Si on a pas assez de données, on peut utiliser des techniques d'augmentation de données pour générer des exemples supplémentaires à partir des données existantes. Voici quelques techniques couramment utilisées en NLP:



In [None]:

from langchain_openai import ChatOpenAI
from pydantic import BaseModel, Field
import polars as pl
from langchain_core.prompts import PromptTemplate
from logging import getLogger

logger = getLogger(__name__)
logger.setLevel("INFO")


On définit d'abord un modèle de données pour représenter une paire phrase-sentiment :

In [None]:
class SentenceSentimentPair(BaseModel):
    sentence: str = Field(..., description="The input sentence.")
    sentiment: str = Field(..., description="The sentiment label for the sentence.")

On commence par nos techniques d'augmentation de données :

In [None]:
llm = ChatOpenAI(model_name="Qwen/", temperature=0.1, base_url="http").with_structured_output(SentenceSentimentPair)

def translation(target_language: str, sentence: str) -> SentenceSentimentPair:
    prompt = PromptTemplate.from_template( # To change prompt 
        "Translate the following sentence to {target_language} while preserving its sentiment.\n\n"
        "Sentence: {sentence}\n\n"
        "Provide the translated sentence and its sentiment label (positive, negative, neutral)."
    )
    return llm.invoke(prompt.format(target_language=target_language, sentence=sentence))

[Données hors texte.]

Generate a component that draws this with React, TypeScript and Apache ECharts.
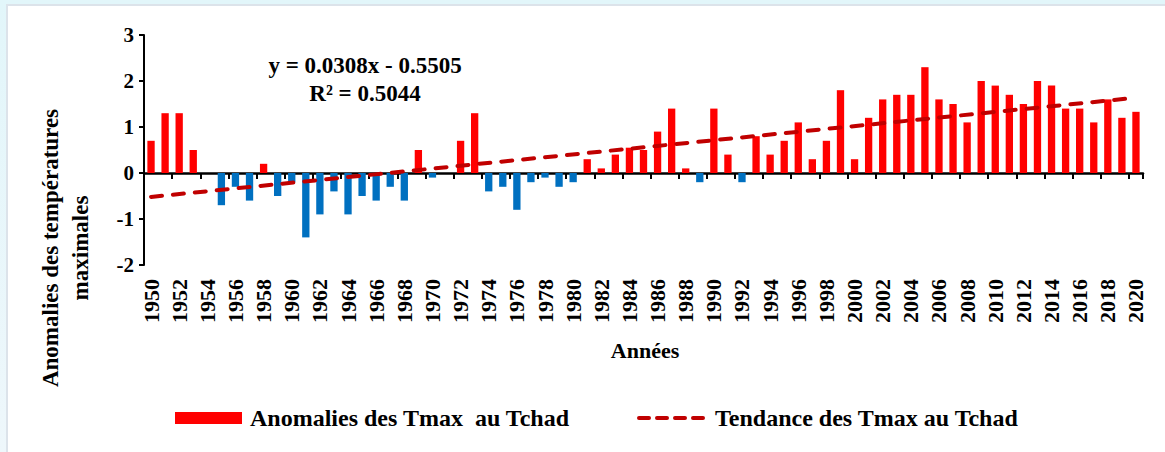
import React, { useEffect, useRef } from "react";
import * as echarts from "echarts";

const years: string[] = Array.from({ length: 71 }, (_, i) => String(1950 + i));

const anomalies: number[] = [
  0.7, 1.3, 1.3, 0.5, 0, -0.7, -0.3, -0.6, 0.2, -0.5,
  -0.2, -1.4, -0.9, -0.4, -0.9, -0.5, -0.6, -0.3, -0.6, 0.5,
  -0.1, 0, 0.7, 1.3, -0.4, -0.3, -0.8, -0.2, -0.1, -0.3,
  -0.2, 0.3, 0.1, 0.4, 0.55, 0.5, 0.9, 1.4, 0.1, -0.2,
  1.4, 0.4, -0.2, 0.8, 0.4, 0.7, 1.1, 0.3, 0.7, 1.8,
  0.3, 1.2, 1.6, 1.7, 1.7, 2.3, 1.6, 1.5, 1.1, 2.0,
  1.9, 1.7, 1.5, 2.0, 1.9, 1.4, 1.4, 1.1, 1.6, 1.2,
  1.33,
];

// Trend line end points (y = 0.0308x - 0.5505 at x=1 and x=71)
const trendStart = -0.52;
const trendEnd = 1.636;

const yTicks = { min: -2, max: 3, interval: 1 };

const barLabel = "Anomalies des Tmax  au Tchad";
const trendLabel = "Tendance des Tmax au Tchad";
const equationLine1 = "y = 0.0308x - 0.5505";
const equationLine2 = "R² = 0.5044";
const yAxisTitle = "Anomalies des températures\nmaximales";
const xAxisTitle = "Années";

const FONT = "'Times New Roman', 'Liberation Serif', serif";

export default function App() {
  const ref = useRef<HTMLDivElement>(null);

  useEffect(() => {
    if (!ref.current) return;
    const chart = echarts.init(ref.current, undefined, { renderer: "svg" });
    const trendData = years.map((_, i) =>
      i === 0 ? trendStart : i === years.length - 1 ? trendEnd : null
    );
    const textBase = {
      fontFamily: FONT,
      fontWeight: "bold",
      fill: "#000",
    };
    chart.setOption({
      animation: false,
      backgroundColor: "transparent",
      grid: { left: 144, right: 22, top: 35, bottom: 187, containLabel: false },
      xAxis: [
        {
          type: "category",
          data: years,
          axisLine: { onZero: true, lineStyle: { color: "#000", width: 2.5 } },
          axisTick: { show: true, interval: 1, length: 6, lineStyle: { color: "#000", width: 2 } },
          axisLabel: { show: false },
          splitLine: { show: false },
        },
        {
          type: "category",
          data: years,
          position: "bottom",
          axisLine: { show: false, onZero: false },
          axisTick: { show: false },
          axisLabel: {
            show: true,
            interval: 1,
            rotate: 90,
            margin: 14,
            fontFamily: FONT,
            fontWeight: "bold",
            fontSize: 22,
            color: "#000",
          },
          splitLine: { show: false },
        },
      ],
      yAxis: {
        type: "value",
        min: yTicks.min,
        max: yTicks.max,
        interval: yTicks.interval,
        axisLine: { show: true, lineStyle: { color: "#000", width: 2 } },
        axisTick: { show: true, length: 5, lineStyle: { color: "#000", width: 2 } },
        axisLabel: {
          margin: 10,
          fontFamily: FONT,
          fontWeight: "bold",
          fontSize: 21,
          color: "#000",
        },
        splitLine: { show: false },
      },
      series: [
        {
          name: barLabel,
          type: "bar",
          xAxisIndex: 0,
          data: anomalies,
          barWidth: "52%",
          itemStyle: {
            color: (p: any) => (p.value < 0 ? "#0070C0" : "#FF0000"),
          },
          z: 2,
        },
        {
          name: trendLabel,
          type: "line",
          xAxisIndex: 0,
          data: trendData,
          connectNulls: true,
          symbol: "none",
          lineStyle: { color: "#C00000", width: 4, type: [11, 11], cap: "round" },
          z: 3,
        },
      ],
      graphic: [
        {
          type: "text",
          x: 365,
          y: 65,
          style: { ...textBase, text: equationLine1, fontSize: 23, textAlign: "center", textVerticalAlign: "middle" },
        },
        {
          type: "text",
          x: 365,
          y: 93,
          style: { ...textBase, text: equationLine2, fontSize: 23, textAlign: "center", textVerticalAlign: "middle" },
        },
        {
          type: "text",
          x: 65,
          y: 248,
          rotation: Math.PI / 2,
          style: {
            ...textBase,
            text: yAxisTitle,
            fontSize: 23,
            lineHeight: 30,
            textAlign: "center",
            textVerticalAlign: "middle",
          },
        },
        {
          type: "text",
          x: 645,
          y: 350,
          style: { ...textBase, text: xAxisTitle, fontSize: 22, textAlign: "center", textVerticalAlign: "middle" },
        },
        {
          type: "rect",
          shape: { x: 175, y: 412, width: 67, height: 12 },
          style: { fill: "#FF0000" },
        },
        {
          type: "text",
          x: 250,
          y: 418,
          style: { ...textBase, text: barLabel, fontSize: 24, textAlign: "left", textVerticalAlign: "middle" },
        },
        {
          type: "line",
          shape: { x1: 639, y1: 418, x2: 707, y2: 418 },
          style: { stroke: "#C00000", lineWidth: 4, lineDash: [10, 8], lineCap: "round" },
        },
        {
          type: "text",
          x: 715,
          y: 418,
          style: { ...textBase, text: trendLabel, fontSize: 24, textAlign: "left", textVerticalAlign: "middle" },
        },
      ],
    });
    return () => chart.dispose();
  }, []);

  return (
    <div
      style={{
        position: "fixed",
        left: 0,
        top: 0,
        width: 1165,
        height: 452,
        background: "linear-gradient(180deg, #e2f6fa 0%, #eef7fb 100%)",
        overflow: "hidden",
      }}
    >
      <div
        style={{
          position: "absolute",
          left: 6,
          top: 4,
          width: 1200,
          height: 500,
          background: "#fff",
          borderLeft: "2px solid #dce3ea",
          borderTop: "2px solid #dce3ea",
        }}
      />
      <div ref={ref} style={{ position: "absolute", left: 0, top: 0, width: 1165, height: 452 }} />
    </div>
  );
}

def synonym_replacement(sentence: str) -> SentenceSentimentPair:
    prompt = PromptTemplate.from_template( # To change prompt 
        "Replace words in the following sentence with their synonyms while preserving its sentiment.\n\n"
        "Sentence: {sentence}\n\n"
        "Provide the modified sentence and its sentiment label (positive, negative, neutral)."
    )
    return llm.invoke(prompt.format(sentence=sentence))

techniques = {translation, synonym_replacement}